▶ _Your goal_:
Below this line are records; write out exactly the lines from the one containing "Clone this diagram in TikZ." through the one containing "(est) at (1033,80)", with the pictures left out.
************
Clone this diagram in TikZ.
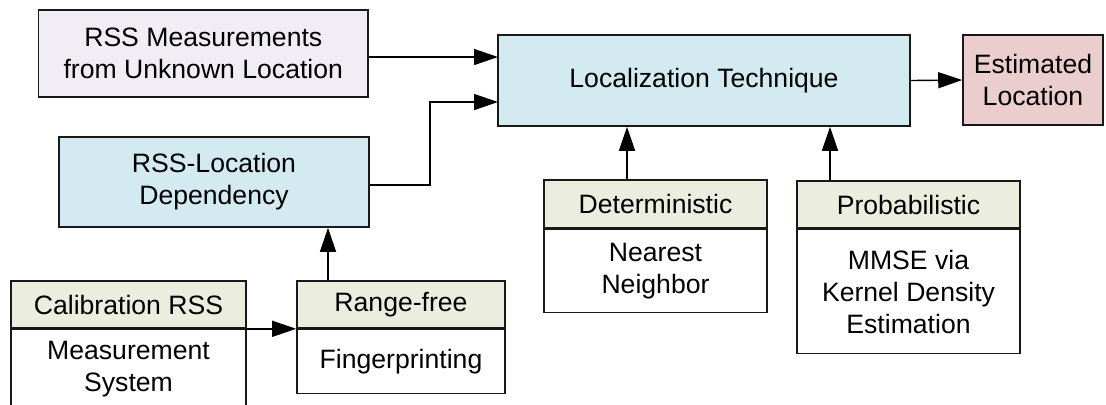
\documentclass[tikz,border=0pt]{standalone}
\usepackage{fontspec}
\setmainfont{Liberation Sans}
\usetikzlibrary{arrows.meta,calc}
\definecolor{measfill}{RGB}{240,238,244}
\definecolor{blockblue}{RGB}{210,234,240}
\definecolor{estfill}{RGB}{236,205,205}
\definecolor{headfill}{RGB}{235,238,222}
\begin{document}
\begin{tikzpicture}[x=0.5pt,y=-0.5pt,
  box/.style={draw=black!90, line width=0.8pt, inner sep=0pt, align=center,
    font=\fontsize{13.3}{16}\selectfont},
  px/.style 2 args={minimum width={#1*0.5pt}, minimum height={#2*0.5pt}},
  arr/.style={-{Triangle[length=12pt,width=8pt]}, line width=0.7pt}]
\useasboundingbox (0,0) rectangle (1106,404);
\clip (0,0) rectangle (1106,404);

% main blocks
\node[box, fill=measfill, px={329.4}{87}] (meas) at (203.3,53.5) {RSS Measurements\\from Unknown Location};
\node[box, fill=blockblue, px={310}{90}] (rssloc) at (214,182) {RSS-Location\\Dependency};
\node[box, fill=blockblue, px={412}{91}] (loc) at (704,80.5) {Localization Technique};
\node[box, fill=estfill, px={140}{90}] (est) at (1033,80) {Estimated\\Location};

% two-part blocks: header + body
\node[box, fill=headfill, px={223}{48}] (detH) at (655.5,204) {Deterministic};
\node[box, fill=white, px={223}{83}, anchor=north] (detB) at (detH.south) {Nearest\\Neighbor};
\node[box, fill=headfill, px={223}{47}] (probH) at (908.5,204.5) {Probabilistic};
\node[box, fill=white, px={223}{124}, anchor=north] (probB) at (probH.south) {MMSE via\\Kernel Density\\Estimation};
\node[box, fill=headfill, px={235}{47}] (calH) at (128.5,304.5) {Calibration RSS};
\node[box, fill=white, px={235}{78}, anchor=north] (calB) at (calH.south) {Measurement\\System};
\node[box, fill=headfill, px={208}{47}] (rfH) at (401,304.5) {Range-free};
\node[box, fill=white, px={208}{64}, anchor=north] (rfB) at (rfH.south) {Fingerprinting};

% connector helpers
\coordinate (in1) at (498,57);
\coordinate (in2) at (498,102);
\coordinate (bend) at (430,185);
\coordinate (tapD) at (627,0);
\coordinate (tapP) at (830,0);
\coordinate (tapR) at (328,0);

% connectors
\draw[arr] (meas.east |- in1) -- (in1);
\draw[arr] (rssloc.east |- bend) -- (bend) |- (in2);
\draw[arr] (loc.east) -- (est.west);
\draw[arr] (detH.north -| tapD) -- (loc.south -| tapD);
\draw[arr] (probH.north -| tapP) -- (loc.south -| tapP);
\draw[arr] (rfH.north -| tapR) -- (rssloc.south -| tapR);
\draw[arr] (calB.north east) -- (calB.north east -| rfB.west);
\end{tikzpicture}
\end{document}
************
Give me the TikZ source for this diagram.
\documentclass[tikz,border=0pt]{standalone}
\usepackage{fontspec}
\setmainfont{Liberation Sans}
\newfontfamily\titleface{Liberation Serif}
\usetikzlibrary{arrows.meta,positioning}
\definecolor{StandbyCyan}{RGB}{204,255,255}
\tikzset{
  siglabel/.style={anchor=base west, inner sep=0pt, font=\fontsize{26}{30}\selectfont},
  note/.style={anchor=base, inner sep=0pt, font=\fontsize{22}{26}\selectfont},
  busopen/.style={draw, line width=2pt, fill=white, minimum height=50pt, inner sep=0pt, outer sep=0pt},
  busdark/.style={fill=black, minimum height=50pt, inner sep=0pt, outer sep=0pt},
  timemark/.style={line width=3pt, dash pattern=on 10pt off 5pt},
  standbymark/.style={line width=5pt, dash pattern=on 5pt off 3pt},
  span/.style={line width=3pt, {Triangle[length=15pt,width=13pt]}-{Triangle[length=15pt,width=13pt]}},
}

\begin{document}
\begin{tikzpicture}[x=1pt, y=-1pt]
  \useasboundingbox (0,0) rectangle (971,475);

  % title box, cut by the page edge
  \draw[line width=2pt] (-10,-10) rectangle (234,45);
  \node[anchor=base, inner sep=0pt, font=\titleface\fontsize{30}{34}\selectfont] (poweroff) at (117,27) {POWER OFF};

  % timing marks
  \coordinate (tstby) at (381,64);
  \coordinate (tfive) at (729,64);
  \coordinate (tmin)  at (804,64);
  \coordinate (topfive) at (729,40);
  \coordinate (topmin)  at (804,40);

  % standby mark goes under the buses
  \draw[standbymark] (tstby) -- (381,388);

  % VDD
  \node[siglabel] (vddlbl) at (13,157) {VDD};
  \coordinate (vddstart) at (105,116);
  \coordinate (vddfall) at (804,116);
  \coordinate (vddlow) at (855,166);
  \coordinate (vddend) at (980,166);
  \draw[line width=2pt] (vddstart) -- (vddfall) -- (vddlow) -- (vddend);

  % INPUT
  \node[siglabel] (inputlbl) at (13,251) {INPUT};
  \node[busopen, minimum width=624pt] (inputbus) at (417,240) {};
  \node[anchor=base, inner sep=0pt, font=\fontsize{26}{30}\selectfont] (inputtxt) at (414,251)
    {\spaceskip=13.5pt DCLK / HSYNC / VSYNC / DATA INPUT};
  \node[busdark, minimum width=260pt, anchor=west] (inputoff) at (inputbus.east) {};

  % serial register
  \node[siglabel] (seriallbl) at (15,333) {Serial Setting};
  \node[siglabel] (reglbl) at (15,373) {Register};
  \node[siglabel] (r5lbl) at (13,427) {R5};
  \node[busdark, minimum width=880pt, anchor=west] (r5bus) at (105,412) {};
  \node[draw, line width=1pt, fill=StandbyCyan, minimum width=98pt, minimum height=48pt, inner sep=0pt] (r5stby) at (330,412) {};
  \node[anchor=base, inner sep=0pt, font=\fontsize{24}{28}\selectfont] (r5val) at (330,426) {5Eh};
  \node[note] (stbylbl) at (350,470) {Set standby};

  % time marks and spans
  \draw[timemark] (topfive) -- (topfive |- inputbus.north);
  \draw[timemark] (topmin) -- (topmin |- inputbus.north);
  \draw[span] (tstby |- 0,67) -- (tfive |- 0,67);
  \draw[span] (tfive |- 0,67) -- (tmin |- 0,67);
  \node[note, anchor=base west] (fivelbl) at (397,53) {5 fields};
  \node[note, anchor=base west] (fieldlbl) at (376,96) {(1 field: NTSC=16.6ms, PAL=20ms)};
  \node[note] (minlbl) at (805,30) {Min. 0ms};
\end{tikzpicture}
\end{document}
************
▶ _Task output_:
Clone this diagram in TikZ.
\documentclass[tikz,border=0pt]{standalone}
\usepackage{fontspec}
\setmainfont{Liberation Sans}
\usetikzlibrary{arrows.meta,calc}
\definecolor{measfill}{RGB}{240,238,244}
\definecolor{blockblue}{RGB}{210,234,240}
\definecolor{estfill}{RGB}{236,205,205}
\definecolor{headfill}{RGB}{235,238,222}
\begin{document}
\begin{tikzpicture}[x=0.5pt,y=-0.5pt,
  box/.style={draw=black!90, line width=0.8pt, inner sep=0pt, align=center,
    font=\fontsize{13.3}{16}\selectfont},
  px/.style 2 args={minimum width={#1*0.5pt}, minimum height={#2*0.5pt}},
  arr/.style={-{Triangle[length=12pt,width=8pt]}, line width=0.7pt}]
\useasboundingbox (0,0) rectangle (1106,404);
\clip (0,0) rectangle (1106,404);

% main blocks
\node[box, fill=measfill, px={329.4}{87}] (meas) at (203.3,53.5) {RSS Measurements\\from Unknown Location};
\node[box, fill=blockblue, px={310}{90}] (rssloc) at (214,182) {RSS-Location\\Dependency};
\node[box, fill=blockblue, px={412}{91}] (loc) at (704,80.5) {Localization Technique};
\node[box, fill=estfill, px={140}{90}] (est) at (1033,80) {Estimated\\Location};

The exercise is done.